Saturday, July 07, 2007

Zen Buddhism and Love

From Alan Watts and D T Suzuki to Brad Warner I got the impression that Zen was harsh and iconclastic. But there are ways in which the actual practice of Zen has surprised my me. One of those ways is just how 'religious' it all is. By this I mean that there is a great deal of ritual, ceremony, chanting, and dressing up in special clothes. I was expecting something more austere and simple. It isn't very dogmatic or metaphysical, but in form it's remarkably close to Christianity and other religions. It's like Catholicism without the God; reverence without object of reverence; faith without object of faith.

Another thing that surprised me was the emphasis on love. I knew that Tibetan and other forms of Buddhism emphasised direct cultivatation of metta ('loving kindness') and in contrast Zen seemed to emphasise transcendence of ideas of good and evil - something which I was concerned might lead to a sort of amoral attitude. This was reinforced by stories about the association between Zen and the martial arts and it's involvement in pre-war Japanese militarism. Compassion was something that, according to doctrine, arose naturally from awakening, but whether this was true or not I couldn't know.

The godos of the Association Zen Internationale I have practiced with, perhaps especially Jean-Pierre, teach that in the West we have an unbalanced understanding based on attachment to emptiness and negation in Zen - an understanding that can lead to nihilism and amoralism. Soto Zen in Japan, he teaches, is more positive, emphasising espression of appreciation, gratitude and love.

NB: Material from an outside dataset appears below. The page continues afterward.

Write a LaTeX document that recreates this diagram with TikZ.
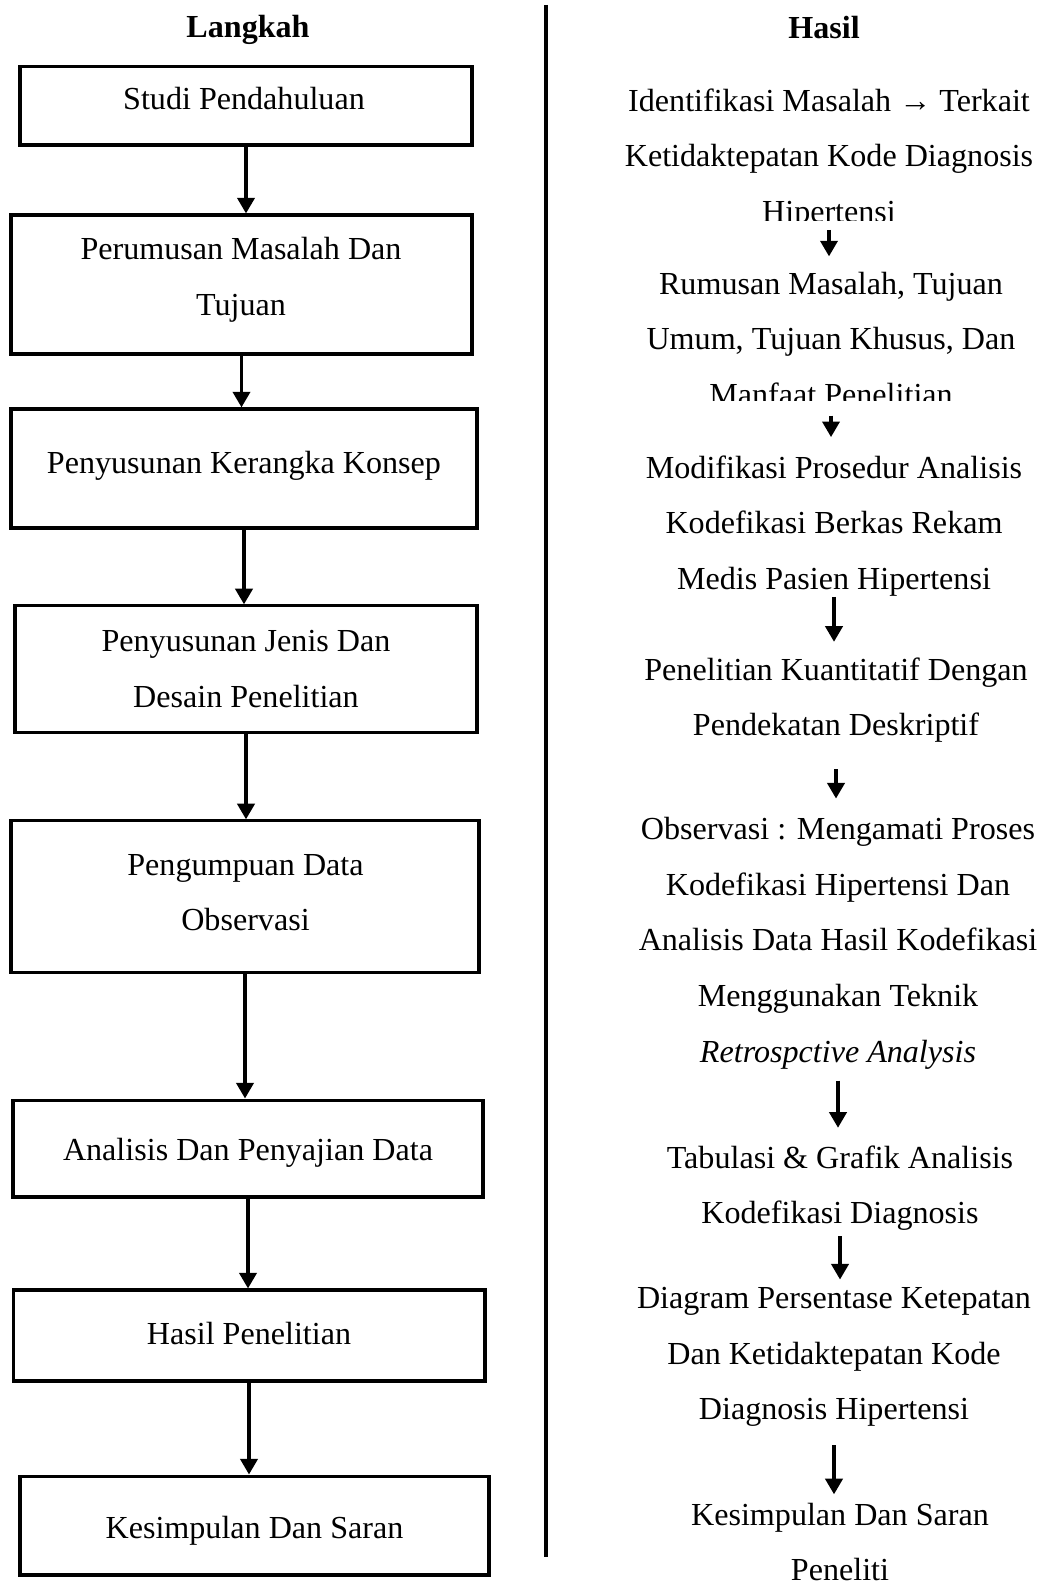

The Zen I have experienced here has not consisted of cerebral mind-games, not has it had the sometimes sickly-sweet 'sincerity' of some Buddhist groups I've experienced - but it has been an exercise in awareness, interdependent living. Day to day activities are practiced with consciousness, with appreciation and emphasising interdependence. Most meals are eaten in silence, but with people serving each other rather than themselves. It's a great atmosphere. And this practice of caring for other people becomes a habit that seeps into the rest of life. Emily was very impressed by my attentiveness when I came out of my 7-day sesshin.